The density=True (normed=True for matplotlib < 2.2.0) returns a histogram for which np.sum(pdf * np.diff(bins)) equals 1. If you want the sum of the histogram to be 1 you can use Numpy's histogram() and normalize the results yourself.

x = np.random.randn(30)

fig, ax = plt.subplots(1,2, figsize=(10,4))

ax[0].hist(x, density=True, color='grey')

hist, bins = np.histogram(x)
ax[1].bar(bins[:-1], hist.astype(np.float32) / hist.sum(), width=(bins[1]-bins[0]), color='grey')

ax[0].set_title('normed=True')
ax[1].set_title('hist = hist / hist.sum()')

enter image description here

Btw: Strange plotting glitch at the first bin of the left plot.


Pandas plotting can accept any extra keyword arguments from the respective matplotlib function. So for completeness from the comments of others here, this is how one would do it:

import pandas as pd
import numpy as np

df = pd.DataFrame(np.random.randn(100,2), columns=list('AB'))

df.hist(density=1)

Also, for direct comparison this may be a good way as well:

df.plot(kind='hist', density=1, bins=20, stacked=False, alpha=.5)

Looks like @CarstenKönig found the right way:

df.hist(bins=20, weights=np.ones_like(df[df.columns[0]]) * 100. / len(df))

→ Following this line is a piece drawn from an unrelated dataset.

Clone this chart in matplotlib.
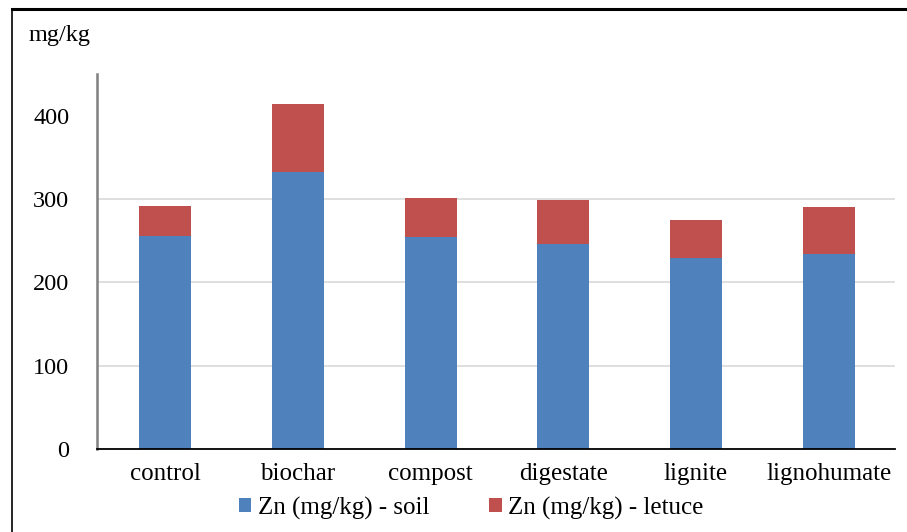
import matplotlib.pyplot as plt
from matplotlib.lines import Line2D
import numpy as np

categories = ["control", "biochar", "compost", "digestate", "lignite", "lignohumate"]
zn_soil = [256, 332, 255, 246, 229, 234]
zn_lettuce = [36, 82, 46, 53, 46, 56]

soil_label = "Zn (mg/kg) - soil"
lettuce_label = "Zn (mg/kg) - letuce"
y_ticks = [0, 100, 200, 300, 400]
grid_levels = [100, 200, 300]

plt.rcParams["font.family"] = ["Liberation Serif", "DejaVu Serif"]

W, H = 907, 532
fig = plt.figure(figsize=(W / 100, H / 100), dpi=100)
ax = fig.add_axes([97 / W, 1 - 449 / H, (895 - 97) / W, (449 - 74) / H])

x = np.arange(len(categories))
ax.bar(x, zn_soil, width=0.39, color="#4F81BD", label=soil_label, zorder=2)
ax.bar(x, zn_lettuce, width=0.39, bottom=zn_soil, color="#C0504D",
       label=lettuce_label, zorder=2)

for level in grid_levels:
    ax.axhline(level, color="#d9d9d9", linewidth=1.2, zorder=1)

ax.set_xlim(-0.515, len(categories) - 0.5)
ax.set_ylim(0, 450)
ax.set_yticks(y_ticks)
ax.set_xticks(x)
ax.set_xticklabels(categories)
ax.tick_params(axis="y", length=0, pad=20, labelsize=17.5)
ax.tick_params(axis="x", length=0, pad=10, labelsize=18)

for side in ("top", "right"):
    ax.spines[side].set_visible(False)
ax.spines["left"].set_color("#808080")
ax.spines["left"].set_linewidth(1.8)
ax.spines["bottom"].set_color("black")
ax.spines["bottom"].set_linewidth(1.3)

fig.text(60 / W, 1 - 36 / H, "mg/kg", ha="center", va="center", fontsize=17.5)

fig.legend(loc="center", bbox_to_anchor=(471 / W, 1 - 508 / H), ncol=2,
           frameon=False, fontsize=18, handlelength=0.5, handleheight=0.5,
           handletextpad=0.25, columnspacing=2.4)

# frame lines along the top and left edges
fig.add_artist(Line2D([11.5 / W, 1], [1 - 9 / H, 1 - 9 / H], color="black",
                      linewidth=2.2, transform=fig.transFigure))
fig.add_artist(Line2D([11.5 / W, 11.5 / W], [0, 1 - 9 / H], color="black",
                      linewidth=1.2, transform=fig.transFigure))

fig.savefig("out.png", dpi=100)
plt.close()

I know this answer is 6 years later but to anyone using density=True (the substitute for the normed=True), this is not doing what you might want to. It will normalize the whole distribution so that the area of the bins is 1. So if you have more bins with a width < 1 you can expect the height to be > 1 (y-axis). If you want to bound your histogram to [0;1] you will have to calculate it yourself.